Entries with chart source code
--- start ---

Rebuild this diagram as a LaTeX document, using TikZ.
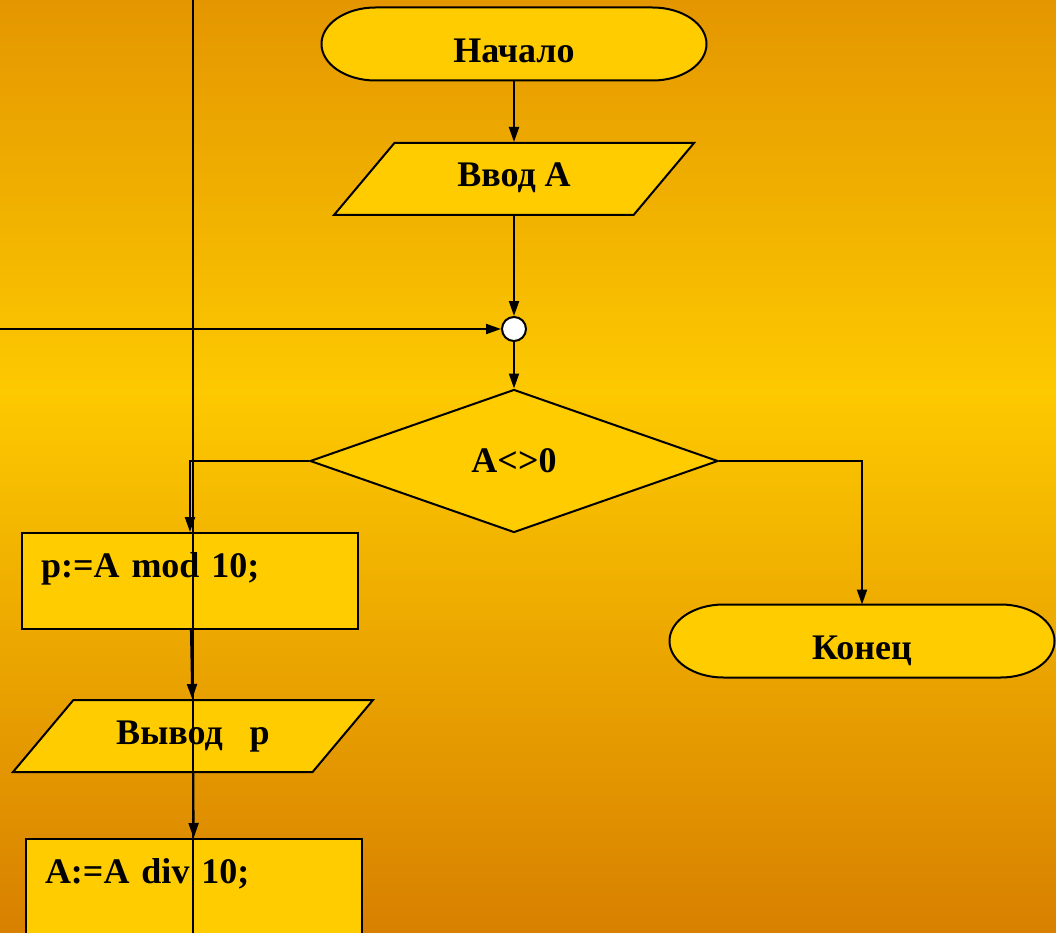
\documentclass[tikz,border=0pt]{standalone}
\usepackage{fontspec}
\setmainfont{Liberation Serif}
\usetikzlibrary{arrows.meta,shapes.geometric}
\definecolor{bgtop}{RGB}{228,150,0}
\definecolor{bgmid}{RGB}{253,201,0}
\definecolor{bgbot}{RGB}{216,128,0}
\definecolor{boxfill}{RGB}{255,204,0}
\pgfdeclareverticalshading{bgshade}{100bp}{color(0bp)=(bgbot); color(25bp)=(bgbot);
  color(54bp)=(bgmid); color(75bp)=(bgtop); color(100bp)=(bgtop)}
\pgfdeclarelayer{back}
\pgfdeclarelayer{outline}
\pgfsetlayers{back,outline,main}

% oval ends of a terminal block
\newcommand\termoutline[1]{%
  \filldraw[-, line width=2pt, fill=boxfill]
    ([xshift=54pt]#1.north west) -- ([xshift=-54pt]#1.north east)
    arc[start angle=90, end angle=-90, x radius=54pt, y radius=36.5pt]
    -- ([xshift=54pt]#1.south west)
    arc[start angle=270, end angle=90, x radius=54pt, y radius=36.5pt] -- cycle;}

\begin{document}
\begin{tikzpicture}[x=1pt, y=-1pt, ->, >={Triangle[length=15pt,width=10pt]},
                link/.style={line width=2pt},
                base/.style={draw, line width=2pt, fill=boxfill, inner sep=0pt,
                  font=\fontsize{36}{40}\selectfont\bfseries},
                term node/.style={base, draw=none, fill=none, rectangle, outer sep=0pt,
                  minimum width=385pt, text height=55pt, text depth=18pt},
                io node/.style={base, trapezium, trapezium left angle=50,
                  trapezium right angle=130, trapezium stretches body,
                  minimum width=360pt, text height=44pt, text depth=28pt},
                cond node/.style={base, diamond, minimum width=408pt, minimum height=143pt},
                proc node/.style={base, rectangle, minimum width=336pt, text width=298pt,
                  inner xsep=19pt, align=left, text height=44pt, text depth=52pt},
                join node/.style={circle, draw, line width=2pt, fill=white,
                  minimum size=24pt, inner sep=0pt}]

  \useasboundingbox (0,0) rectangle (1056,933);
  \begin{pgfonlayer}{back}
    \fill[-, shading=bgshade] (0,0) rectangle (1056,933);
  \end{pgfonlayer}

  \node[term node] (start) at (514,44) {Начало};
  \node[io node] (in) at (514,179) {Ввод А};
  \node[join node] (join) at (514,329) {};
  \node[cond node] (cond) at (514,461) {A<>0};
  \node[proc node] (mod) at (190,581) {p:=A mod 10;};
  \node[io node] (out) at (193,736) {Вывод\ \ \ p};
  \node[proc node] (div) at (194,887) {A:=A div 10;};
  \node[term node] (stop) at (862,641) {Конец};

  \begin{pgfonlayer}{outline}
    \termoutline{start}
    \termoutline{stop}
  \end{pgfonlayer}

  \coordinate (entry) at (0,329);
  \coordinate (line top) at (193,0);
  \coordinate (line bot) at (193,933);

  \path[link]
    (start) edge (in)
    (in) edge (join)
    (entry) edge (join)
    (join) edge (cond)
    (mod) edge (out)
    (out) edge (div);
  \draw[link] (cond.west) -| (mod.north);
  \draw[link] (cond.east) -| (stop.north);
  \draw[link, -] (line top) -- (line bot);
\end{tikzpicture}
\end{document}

--- end ---
--- start ---

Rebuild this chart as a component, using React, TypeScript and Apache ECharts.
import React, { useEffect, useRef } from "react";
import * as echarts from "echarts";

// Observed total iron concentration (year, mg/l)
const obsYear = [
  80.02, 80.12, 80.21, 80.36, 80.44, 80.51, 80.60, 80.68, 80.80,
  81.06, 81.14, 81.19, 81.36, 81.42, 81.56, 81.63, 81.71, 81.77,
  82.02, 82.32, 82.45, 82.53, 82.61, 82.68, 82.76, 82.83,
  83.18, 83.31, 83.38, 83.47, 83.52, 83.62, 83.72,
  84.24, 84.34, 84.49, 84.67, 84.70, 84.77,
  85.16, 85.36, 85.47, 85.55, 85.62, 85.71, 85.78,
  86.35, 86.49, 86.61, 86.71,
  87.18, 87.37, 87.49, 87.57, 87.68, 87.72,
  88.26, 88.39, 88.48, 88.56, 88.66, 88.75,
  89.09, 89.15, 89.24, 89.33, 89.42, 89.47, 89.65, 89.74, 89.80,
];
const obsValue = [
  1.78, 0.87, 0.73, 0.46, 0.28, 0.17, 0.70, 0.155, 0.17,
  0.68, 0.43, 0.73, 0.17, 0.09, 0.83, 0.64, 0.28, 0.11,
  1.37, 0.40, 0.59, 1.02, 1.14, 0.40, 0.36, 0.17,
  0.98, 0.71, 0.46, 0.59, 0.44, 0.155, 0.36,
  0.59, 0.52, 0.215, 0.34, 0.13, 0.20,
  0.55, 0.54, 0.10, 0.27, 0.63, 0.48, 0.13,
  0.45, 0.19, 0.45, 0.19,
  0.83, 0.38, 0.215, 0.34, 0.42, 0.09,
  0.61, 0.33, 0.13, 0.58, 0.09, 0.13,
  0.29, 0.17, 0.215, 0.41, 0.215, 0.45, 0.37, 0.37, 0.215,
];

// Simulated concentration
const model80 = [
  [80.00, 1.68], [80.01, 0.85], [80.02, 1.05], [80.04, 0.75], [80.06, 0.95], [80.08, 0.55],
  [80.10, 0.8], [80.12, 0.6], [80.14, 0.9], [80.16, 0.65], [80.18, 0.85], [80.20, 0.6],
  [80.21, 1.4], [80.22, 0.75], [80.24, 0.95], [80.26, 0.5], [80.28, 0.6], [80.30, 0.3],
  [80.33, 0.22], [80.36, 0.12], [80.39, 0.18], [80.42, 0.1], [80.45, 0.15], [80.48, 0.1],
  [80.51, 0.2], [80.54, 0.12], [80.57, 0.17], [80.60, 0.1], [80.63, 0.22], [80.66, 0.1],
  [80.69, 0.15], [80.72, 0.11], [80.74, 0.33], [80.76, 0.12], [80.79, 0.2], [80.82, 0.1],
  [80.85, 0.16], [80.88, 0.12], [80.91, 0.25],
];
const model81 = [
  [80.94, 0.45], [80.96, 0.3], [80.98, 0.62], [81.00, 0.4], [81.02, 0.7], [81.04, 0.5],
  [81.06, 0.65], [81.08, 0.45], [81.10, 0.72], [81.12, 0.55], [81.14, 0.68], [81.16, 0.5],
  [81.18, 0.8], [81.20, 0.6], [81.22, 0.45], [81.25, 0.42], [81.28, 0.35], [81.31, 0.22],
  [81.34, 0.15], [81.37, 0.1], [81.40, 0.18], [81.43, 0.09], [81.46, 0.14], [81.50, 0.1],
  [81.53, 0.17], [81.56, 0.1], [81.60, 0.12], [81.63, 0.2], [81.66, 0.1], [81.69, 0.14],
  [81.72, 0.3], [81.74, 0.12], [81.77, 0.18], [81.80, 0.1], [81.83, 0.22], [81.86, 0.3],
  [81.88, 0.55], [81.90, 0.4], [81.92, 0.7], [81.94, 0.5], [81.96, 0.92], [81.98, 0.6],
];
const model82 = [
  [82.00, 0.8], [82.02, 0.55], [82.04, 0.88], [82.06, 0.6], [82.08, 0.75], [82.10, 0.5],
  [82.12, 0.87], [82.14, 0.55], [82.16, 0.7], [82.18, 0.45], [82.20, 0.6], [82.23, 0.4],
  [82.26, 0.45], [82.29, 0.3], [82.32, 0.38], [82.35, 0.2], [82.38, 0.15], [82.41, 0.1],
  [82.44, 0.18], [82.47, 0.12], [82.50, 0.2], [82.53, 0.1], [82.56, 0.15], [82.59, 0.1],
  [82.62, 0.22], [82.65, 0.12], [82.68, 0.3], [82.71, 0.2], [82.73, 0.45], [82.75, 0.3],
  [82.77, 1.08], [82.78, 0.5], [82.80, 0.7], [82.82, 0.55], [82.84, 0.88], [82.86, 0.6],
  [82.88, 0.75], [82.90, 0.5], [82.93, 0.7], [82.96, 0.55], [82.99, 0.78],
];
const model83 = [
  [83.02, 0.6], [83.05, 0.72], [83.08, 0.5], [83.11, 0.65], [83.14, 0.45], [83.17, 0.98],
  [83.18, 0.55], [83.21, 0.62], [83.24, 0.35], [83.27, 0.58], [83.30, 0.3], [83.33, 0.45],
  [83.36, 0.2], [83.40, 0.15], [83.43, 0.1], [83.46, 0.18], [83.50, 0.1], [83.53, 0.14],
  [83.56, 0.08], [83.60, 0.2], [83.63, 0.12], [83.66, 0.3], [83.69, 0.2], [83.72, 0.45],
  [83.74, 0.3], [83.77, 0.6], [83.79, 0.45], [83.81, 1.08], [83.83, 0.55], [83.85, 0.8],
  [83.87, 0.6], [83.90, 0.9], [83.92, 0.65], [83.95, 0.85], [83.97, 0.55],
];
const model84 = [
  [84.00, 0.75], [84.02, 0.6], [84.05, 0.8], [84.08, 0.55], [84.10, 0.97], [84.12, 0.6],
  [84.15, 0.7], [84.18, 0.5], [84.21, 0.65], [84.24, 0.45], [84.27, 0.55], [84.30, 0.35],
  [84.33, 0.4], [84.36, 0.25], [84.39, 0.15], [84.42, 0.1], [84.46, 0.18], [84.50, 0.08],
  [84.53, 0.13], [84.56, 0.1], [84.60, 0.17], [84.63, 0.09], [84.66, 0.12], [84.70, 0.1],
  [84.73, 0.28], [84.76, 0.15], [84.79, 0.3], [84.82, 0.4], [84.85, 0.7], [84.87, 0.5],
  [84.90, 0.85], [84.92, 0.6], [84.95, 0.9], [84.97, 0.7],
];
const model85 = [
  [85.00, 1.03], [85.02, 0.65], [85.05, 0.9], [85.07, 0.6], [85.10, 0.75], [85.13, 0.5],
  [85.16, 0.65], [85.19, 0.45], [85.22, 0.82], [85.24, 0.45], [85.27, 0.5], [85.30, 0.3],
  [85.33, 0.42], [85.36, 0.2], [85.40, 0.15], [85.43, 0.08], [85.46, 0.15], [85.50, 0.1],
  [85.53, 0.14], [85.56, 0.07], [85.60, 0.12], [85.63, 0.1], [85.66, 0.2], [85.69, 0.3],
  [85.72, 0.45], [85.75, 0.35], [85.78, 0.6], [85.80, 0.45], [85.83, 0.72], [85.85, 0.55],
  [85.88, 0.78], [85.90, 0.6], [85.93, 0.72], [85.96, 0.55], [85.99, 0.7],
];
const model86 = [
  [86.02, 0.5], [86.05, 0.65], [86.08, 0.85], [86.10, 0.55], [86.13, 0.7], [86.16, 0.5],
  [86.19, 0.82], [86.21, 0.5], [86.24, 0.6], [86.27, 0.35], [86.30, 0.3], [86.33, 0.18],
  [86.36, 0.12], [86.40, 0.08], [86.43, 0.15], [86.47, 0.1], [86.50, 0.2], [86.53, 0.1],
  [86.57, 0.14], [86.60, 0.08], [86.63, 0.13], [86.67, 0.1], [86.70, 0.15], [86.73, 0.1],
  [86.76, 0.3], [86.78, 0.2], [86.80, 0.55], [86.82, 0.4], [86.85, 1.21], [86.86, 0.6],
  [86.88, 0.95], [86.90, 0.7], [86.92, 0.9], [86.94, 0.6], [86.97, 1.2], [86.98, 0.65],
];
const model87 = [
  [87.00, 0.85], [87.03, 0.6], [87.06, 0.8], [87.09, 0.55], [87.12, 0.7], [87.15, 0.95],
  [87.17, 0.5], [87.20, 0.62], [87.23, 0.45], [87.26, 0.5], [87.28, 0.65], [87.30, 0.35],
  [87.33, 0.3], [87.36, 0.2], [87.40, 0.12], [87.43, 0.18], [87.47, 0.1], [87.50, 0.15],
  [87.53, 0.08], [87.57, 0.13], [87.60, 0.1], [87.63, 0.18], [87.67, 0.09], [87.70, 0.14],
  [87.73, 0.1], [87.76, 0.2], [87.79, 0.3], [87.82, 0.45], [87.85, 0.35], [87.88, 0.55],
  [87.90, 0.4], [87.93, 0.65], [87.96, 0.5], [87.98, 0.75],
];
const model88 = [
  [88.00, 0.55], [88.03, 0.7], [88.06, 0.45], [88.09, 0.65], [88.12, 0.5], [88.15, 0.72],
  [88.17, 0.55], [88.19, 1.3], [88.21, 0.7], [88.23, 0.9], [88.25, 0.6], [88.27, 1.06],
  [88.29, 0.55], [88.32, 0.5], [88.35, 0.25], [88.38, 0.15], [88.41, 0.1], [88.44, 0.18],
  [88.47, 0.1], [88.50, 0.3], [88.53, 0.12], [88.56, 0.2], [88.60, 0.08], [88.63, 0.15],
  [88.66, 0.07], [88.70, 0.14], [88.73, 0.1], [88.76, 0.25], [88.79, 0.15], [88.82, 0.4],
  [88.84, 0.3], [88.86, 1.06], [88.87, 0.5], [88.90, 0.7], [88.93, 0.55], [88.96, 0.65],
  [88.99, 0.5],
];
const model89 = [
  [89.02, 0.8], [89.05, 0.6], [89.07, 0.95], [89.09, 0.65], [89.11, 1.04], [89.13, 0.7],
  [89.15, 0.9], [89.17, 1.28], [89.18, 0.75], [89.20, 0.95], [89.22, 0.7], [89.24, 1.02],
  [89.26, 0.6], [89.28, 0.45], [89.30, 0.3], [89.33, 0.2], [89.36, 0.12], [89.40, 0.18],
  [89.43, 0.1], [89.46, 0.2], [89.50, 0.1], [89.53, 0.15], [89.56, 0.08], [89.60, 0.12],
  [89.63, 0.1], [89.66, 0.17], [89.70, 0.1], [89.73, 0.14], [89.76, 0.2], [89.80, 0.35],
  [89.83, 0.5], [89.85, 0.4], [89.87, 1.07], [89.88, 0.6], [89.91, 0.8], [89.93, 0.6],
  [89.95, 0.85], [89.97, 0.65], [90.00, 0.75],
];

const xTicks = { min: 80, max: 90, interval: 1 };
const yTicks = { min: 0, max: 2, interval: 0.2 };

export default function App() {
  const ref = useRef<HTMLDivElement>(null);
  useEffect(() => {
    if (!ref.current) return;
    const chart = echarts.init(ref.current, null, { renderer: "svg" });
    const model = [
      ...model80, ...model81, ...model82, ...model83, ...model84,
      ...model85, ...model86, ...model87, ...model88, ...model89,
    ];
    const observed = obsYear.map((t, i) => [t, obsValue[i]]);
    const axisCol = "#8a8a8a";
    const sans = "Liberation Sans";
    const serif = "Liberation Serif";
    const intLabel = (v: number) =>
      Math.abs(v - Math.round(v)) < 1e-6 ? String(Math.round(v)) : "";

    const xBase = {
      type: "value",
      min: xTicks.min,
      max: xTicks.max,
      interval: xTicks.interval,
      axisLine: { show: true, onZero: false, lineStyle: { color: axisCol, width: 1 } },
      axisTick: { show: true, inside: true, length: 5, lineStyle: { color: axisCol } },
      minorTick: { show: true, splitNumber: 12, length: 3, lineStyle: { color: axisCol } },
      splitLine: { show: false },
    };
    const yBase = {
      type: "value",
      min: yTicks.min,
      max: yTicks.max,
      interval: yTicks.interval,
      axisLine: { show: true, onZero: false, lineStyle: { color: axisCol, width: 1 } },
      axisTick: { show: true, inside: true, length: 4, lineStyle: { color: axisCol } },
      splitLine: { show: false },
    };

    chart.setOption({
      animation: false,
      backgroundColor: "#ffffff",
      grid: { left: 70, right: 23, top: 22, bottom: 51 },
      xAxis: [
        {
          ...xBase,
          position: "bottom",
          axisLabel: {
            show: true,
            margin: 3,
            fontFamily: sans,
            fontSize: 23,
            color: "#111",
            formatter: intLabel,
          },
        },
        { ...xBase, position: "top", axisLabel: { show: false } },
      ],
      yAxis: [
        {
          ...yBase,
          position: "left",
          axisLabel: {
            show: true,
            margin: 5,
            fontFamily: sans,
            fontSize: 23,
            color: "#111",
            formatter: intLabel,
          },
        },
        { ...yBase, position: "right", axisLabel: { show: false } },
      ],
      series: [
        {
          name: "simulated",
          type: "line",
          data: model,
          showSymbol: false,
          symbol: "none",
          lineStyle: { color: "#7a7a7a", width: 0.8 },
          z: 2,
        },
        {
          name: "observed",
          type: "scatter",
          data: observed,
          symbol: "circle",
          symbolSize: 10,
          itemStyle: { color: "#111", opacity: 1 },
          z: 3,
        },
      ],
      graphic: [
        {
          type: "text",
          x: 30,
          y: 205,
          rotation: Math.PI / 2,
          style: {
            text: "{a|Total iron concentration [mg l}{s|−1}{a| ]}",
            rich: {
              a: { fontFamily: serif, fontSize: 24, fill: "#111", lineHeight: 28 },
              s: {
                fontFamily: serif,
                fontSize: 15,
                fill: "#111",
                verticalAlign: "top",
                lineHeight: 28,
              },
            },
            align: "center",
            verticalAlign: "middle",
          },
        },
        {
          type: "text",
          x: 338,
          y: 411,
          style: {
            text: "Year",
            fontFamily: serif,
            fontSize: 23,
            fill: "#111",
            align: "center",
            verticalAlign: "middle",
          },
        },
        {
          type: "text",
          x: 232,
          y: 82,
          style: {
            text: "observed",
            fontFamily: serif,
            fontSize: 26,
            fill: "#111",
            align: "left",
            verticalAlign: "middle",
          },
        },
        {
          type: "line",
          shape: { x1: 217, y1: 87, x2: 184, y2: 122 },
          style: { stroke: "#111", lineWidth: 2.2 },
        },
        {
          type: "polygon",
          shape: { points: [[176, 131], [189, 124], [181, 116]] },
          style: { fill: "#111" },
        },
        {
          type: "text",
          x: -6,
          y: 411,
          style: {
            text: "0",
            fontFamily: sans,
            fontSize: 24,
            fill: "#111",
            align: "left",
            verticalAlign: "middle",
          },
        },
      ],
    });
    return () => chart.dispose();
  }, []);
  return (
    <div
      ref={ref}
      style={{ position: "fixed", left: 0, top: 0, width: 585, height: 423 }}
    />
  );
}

--- end ---

- **WHAT IS ASKED**
Exclude any pictures, and restate word for word the lines from the one containing "Rebuild this diagram" through the one containing "arc[start angle=270, end", both included.

- **RESPONSE TO THE EXERCISE**
Rebuild this diagram as a LaTeX document, using TikZ.
\documentclass[tikz,border=0pt]{standalone}
\usepackage{fontspec}
\setmainfont{Liberation Serif}
\usetikzlibrary{arrows.meta,shapes.geometric}
\definecolor{bgtop}{RGB}{228,150,0}
\definecolor{bgmid}{RGB}{253,201,0}
\definecolor{bgbot}{RGB}{216,128,0}
\definecolor{boxfill}{RGB}{255,204,0}
\pgfdeclareverticalshading{bgshade}{100bp}{color(0bp)=(bgbot); color(25bp)=(bgbot);
  color(54bp)=(bgmid); color(75bp)=(bgtop); color(100bp)=(bgtop)}
\pgfdeclarelayer{back}
\pgfdeclarelayer{outline}
\pgfsetlayers{back,outline,main}

% oval ends of a terminal block
\newcommand\termoutline[1]{%
  \filldraw[-, line width=2pt, fill=boxfill]
    ([xshift=54pt]#1.north west) -- ([xshift=-54pt]#1.north east)
    arc[start angle=90, end angle=-90, x radius=54pt, y radius=36.5pt]
    -- ([xshift=54pt]#1.south west)
    arc[start angle=270, end angle=90, x radius=54pt, y radius=36.5pt] -- cycle;}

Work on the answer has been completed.